The Prime Minister this week has been in trouble for messing up a Peppa Pig anecdote in his speech. But on Tuesday evening he gave a far better version of the speech to the same Margaret Thatcher conference that Lord Frost had addressed earlier. This speech unwittingly exposed the tension at the heart of Johnsonism. Peppa Pig, he said, is a great British intellectual-property export with two theme parks in China and many more around the globe. ‘No government in the world,’ he said, could create something as ingenious as Peppa.
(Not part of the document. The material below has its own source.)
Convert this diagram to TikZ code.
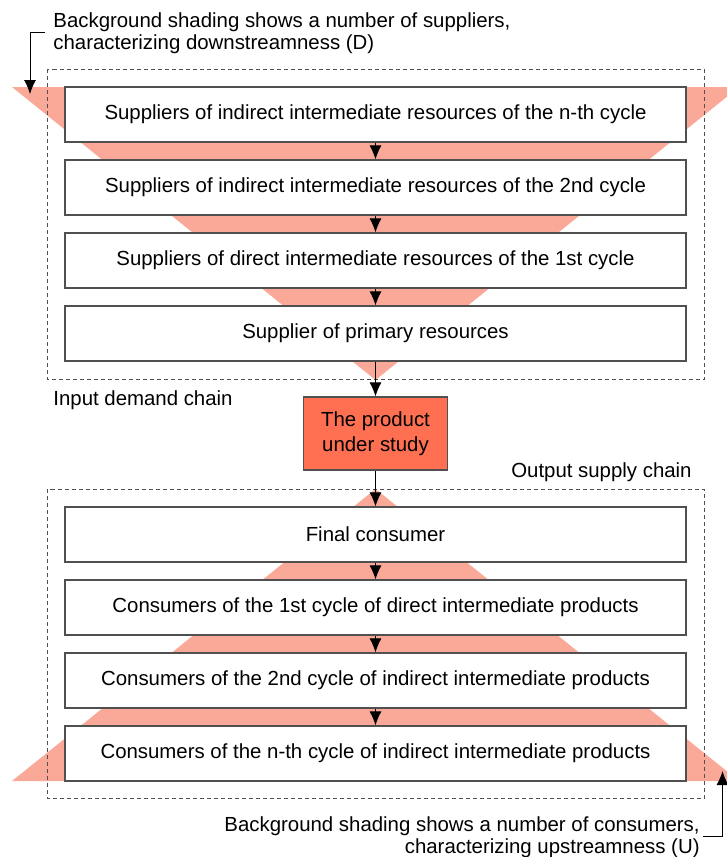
\documentclass[tikz,border=0pt]{standalone}
\usepackage{fontspec}
\setmainfont{Liberation Sans}
\usetikzlibrary{arrows.meta}
\definecolor{shadepink}{RGB}{250,168,152}
\definecolor{product}{RGB}{255,112,82}
\definecolor{rim}{RGB}{80,80,80}

\begin{document}
\begin{tikzpicture}[x=0.5pt,y=-0.5pt]
\tikzstyle{chainbox}=[rectangle,draw=rim,line width=0.6pt,fill=white,minimum width=310.5pt,minimum height=27.5pt,inner sep=0pt,font=\fontsize{10.2}{12}\selectfont]
\tikzstyle{frame}=[draw=rim,dash pattern=on 2pt off 1.5pt,line width=0.5pt]
\tikzstyle{flow}=[->,line width=0.5pt,>={Latex[length=7pt,width=6pt]}]
\tikzstyle{note}=[font=\fontsize{10.2}{11}\selectfont]

\useasboundingbox (0,0) rectangle (727,857);

% background shading
\fill[shadepink] (12,87) -- (739,87) -- (375.5,380) -- cycle;
\fill[shadepink] (375.5,489) -- (739,781) -- (12,781) -- cycle;

\draw[frame] (47.5,69) rectangle (704,379.5);
\draw[frame] (47.5,489) rectangle (704,798.5);

\node [chainbox] (S1) at (375.5,114.5) {Suppliers of indirect intermediate resources of the n-th cycle};
\node [chainbox] (S2) at (375.5,187.5) {Suppliers of indirect intermediate resources of the 2nd cycle};
\node [chainbox] (S3) at (375.5,260.5) {Suppliers of direct intermediate resources of the 1st cycle};
\node [chainbox] (S4) at (375.5,333.5) {Supplier of primary resources};

\node [chainbox,fill=product,minimum width=72pt,minimum height=36.5pt,align=center,font=\fontsize{10.2}{12.5}\selectfont] (P) at (375.5,433.5) {The product\\under study};

\node [chainbox] (C1) at (375.5,534.5) {Final consumer};
\node [chainbox] (C2) at (375.5,607.5) {Consumers of the 1st cycle of direct intermediate products};
\node [chainbox] (C3) at (375.5,680.5) {Consumers of the 2nd cycle of indirect intermediate products};
\node [chainbox] (C4) at (375.5,753.5) {Consumers of the n-th cycle of indirect intermediate products};

\draw[flow] (S1) -- (S2);
\draw[flow] (S2) -- (S3);
\draw[flow] (S3) -- (S4);
\draw[flow] (S4) -- (P);
\draw[flow] (P) -- (C1);
\draw[flow] (C1) -- (C2);
\draw[flow] (C2) -- (C3);
\draw[flow] (C3) -- (C4);

\node [note,anchor=base west,inner sep=0pt] (IN) at (53,405) {Input demand chain};
\node [note,anchor=base east,inner sep=0pt] (OUT) at (692,477) {Output supply chain};

\node [note,align=left,anchor=base west,inner xsep=4pt,inner ysep=0pt] (D) at (45,49) {Background shading shows a number of suppliers,\\characterizing downstreamness (D)};
\node [note,align=right,anchor=base east,inner xsep=1.5pt,inner ysep=0pt] (U) at (703,853) {Background shading shows a number of consumers,\\characterizing upstreamness (U)};
\coordinate (Dtip) at (30,94);
\coordinate (Utip) at (722.5,771);

\draw[flow] (D.west) -| (Dtip);
\draw[flow] (U.east) -| (Utip);

\end{tikzpicture}
\end{document}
He’s quite right. But for years the Tory government has been trying to do precisely this: with a ‘£60 million search’ (using taxpayers’ money) launched two years ago to find what the Department for Culture called ‘the next Peppa Pig’. It’s not right to accuse the Prime Minister of hypocrisy: this ‘Young Audiences Content Fund’ was not his creation. He may yet cut its funding and trust Britain’s thriving television industry to finance its own ideas. But his government looks dangerously unwilling to cut anything. It is branching into all kinds of things that it should not be doing and wasting staggering sums of taxpayers’ money in the process.
The Prime Minister remains his party’s greatest single election-winning asset — but he ought to remember what he promised people two years ago. His majority was the result of former Labour voters believing that he would be as good as his word. He delivered Brexit, but he also promised to protect people from the cost of government. It’s not too late for him to find ways to honour that pledge.